Toutes ces raisons valables m'ont fait le paladin de cet ordre; et j'ai si bien combattu pour lui, que je l'ai soutenu, à quelques modifications près, tel qu'il se trouve à présent, sans général, sans le troisième vœu, et décoré d'un nouvel uniforme que le pape lui a conféré. Le malheur de cet ordre a influé sur un général qui en avait été dans sa jeunesse; ce m. de Saint-Germain avait de grands et de beaux desseins, très avantageux à vos Velches; mais tout le monde l'a traversé, parce que les réformes qu'il se proposait de faire auraient obligé des freluquets à une exactitude qui leur répugnait. Il lui fallait de l'argent pour supprimer la maison du roi; on le lui a refusé. Voilà donc quarante mille hommes, dont la France pouvait augmenter ses forces sans payer un sol de plus, perdus pour vos Velches, afin de conserver dix mille fainéants bien chamarrés et bien galonnés. Et vous voulez que je n'estime pas un homme qui pense si juste? Le mépris ne peut tomber que sur les mauvais citoyens qui l'ont contrecarré.
Souvenez vous, je vous prie, du père Tournemine votre nourrice (chez lequel vous avez sucé le doux lait des muses), et réconciliez vous avec un ordre qui a porté, et qui, le siècle passé, a fourni à la France des hommes du plus grand mérite.
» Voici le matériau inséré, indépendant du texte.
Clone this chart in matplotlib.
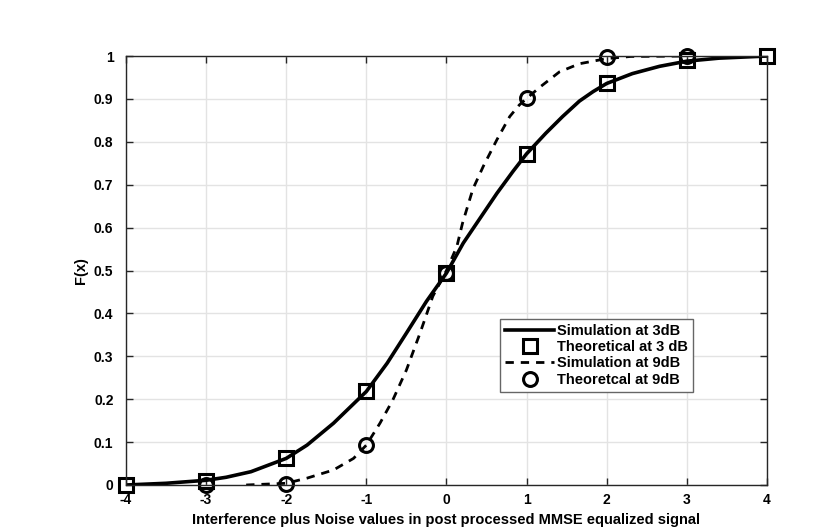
import matplotlib
matplotlib.use("Agg")
import matplotlib.pyplot as plt

plt.rcParams['font.family'] = ['Liberation Sans', 'DejaVu Sans']
plt.rcParams['font.weight'] = 'bold'

# simulated CDF at 3 dB
sim3_x = [-4, -3.5, -3, -2.75, -2.44, -2, -1.74, -1.41, -1, -0.74, -0.5, -0.25, 0,
          0.21, 0.42, 0.63, 0.83, 1, 1.24, 1.45, 1.66, 1.83, 2, 2.32, 2.66, 3, 3.4, 4]
sim3_y = [0.0, 0.004, 0.011, 0.018, 0.031, 0.062, 0.093, 0.144, 0.218, 0.284, 0.354, 0.428, 0.494,
          0.564, 0.622, 0.68, 0.731, 0.772, 0.82, 0.859, 0.895, 0.917, 0.936, 0.959, 0.976, 0.988, 0.995, 1.0]

# simulated CDF at 9 dB
sim9_x = [-2.5, -2, -1.74, -1.41, -1.16, -1, -0.83, -0.67, -0.5, -0.33, -0.17, 0,
          0.13, 0.2, 0.33, 0.46, 0.63, 0.79, 0.91, 1, 1.17, 1.41, 1.66, 2, 2.3, 3]
sim9_y = [0.0, 0.004, 0.016, 0.035, 0.062, 0.093, 0.144, 0.198, 0.268, 0.354, 0.44, 0.5,
          0.556, 0.61, 0.69, 0.743, 0.805, 0.859, 0.886, 0.901, 0.928, 0.963, 0.982, 0.994, 0.999, 1.0]

# theoretical points
th_x = [-4, -3, -2, -1, 0, 1, 2, 3, 4]
th3_y = [0.0, 0.01, 0.062, 0.22, 0.495, 0.772, 0.936, 0.99, 1.0]
th9_x = [-3, -2, -1, 0, 1, 2, 3]
th9_y = [0.0, 0.003, 0.094, 0.495, 0.902, 0.997, 0.999]

fig = plt.figure(figsize=(8.3, 5.27), dpi=100)
ax = fig.add_axes([0.1518, 0.0797, 0.7722, 0.814])

ax.plot(sim3_x, sim3_y, 'k-', lw=2.6, label='Simulation at 3dB')
ax.plot(th_x, th3_y, 'ks', ms=9.5, mfc='none', mew=2.2, clip_on=False, label='Theoretical at 3 dB')
ax.plot(sim9_x, sim9_y, 'k--', lw=2, dashes=(3, 2.5), label='Simulation at 9dB')
ax.plot(th9_x, th9_y, 'ko', ms=10, mfc='none', mew=2.2, clip_on=False, label='Theoretcal at 9dB')

ax.set_xlim(-4, 4)
ax.set_ylim(0, 1)
ax.set_xticks(th_x)
ax.set_xticklabels([str(v) for v in th_x])
yt = [i / 10 for i in range(11)]
ax.set_yticks(yt)
ax.set_yticklabels(['0', '0.1', '0.2', '0.3', '0.4', '0.5', '0.6', '0.7', '0.8', '0.9', '1'])

ax.grid(True, color='#e3e3e3', lw=1)
ax.set_axisbelow(True)
ax.tick_params(direction='in', top=True, right=True, length=5, width=1,
               color='#262626', labelsize=10)
ax.tick_params(axis='x', pad=6)
ax.tick_params(axis='y', pad=9)
for s in ax.spines.values():
    s.set_color('#262626')
    s.set_linewidth(1)

ax.set_xlabel('Interference plus Noise values in post processed MMSE equalized signal',
              fontsize=10.5, fontweight='bold', labelpad=4)
ax.set_ylabel('F(x)', fontsize=10.5, fontweight='bold', labelpad=4)

leg = ax.legend(loc='upper left', bbox_to_anchor=(0.583, 0.387), fontsize=10.5,
                frameon=True, fancybox=False, framealpha=1, edgecolor='#666666',
                handlelength=3.4, handletextpad=0.2, borderpad=0.35, labelspacing=0.15,
                borderaxespad=0)
leg.get_frame().set_linewidth(1)

fig.savefig('out.png', dpi=100)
Je sais très bien qu'ils ont cabalé et se sont mêlés d'affaires; mais c'est la faute du gouvernement. Pourquoi l'a-t-il souffert? Je ne m'en prends pas au père Le Tellier, mais à Louis XIV.
Mais tout cela m'embarrasse moins que le patriarche de Ferney; il faut qu'il vive, qu'il soit heureux, et qu'il n'oublie pas les absents. Ce sont les vœux du solitaire de Sans-Souci. Vale.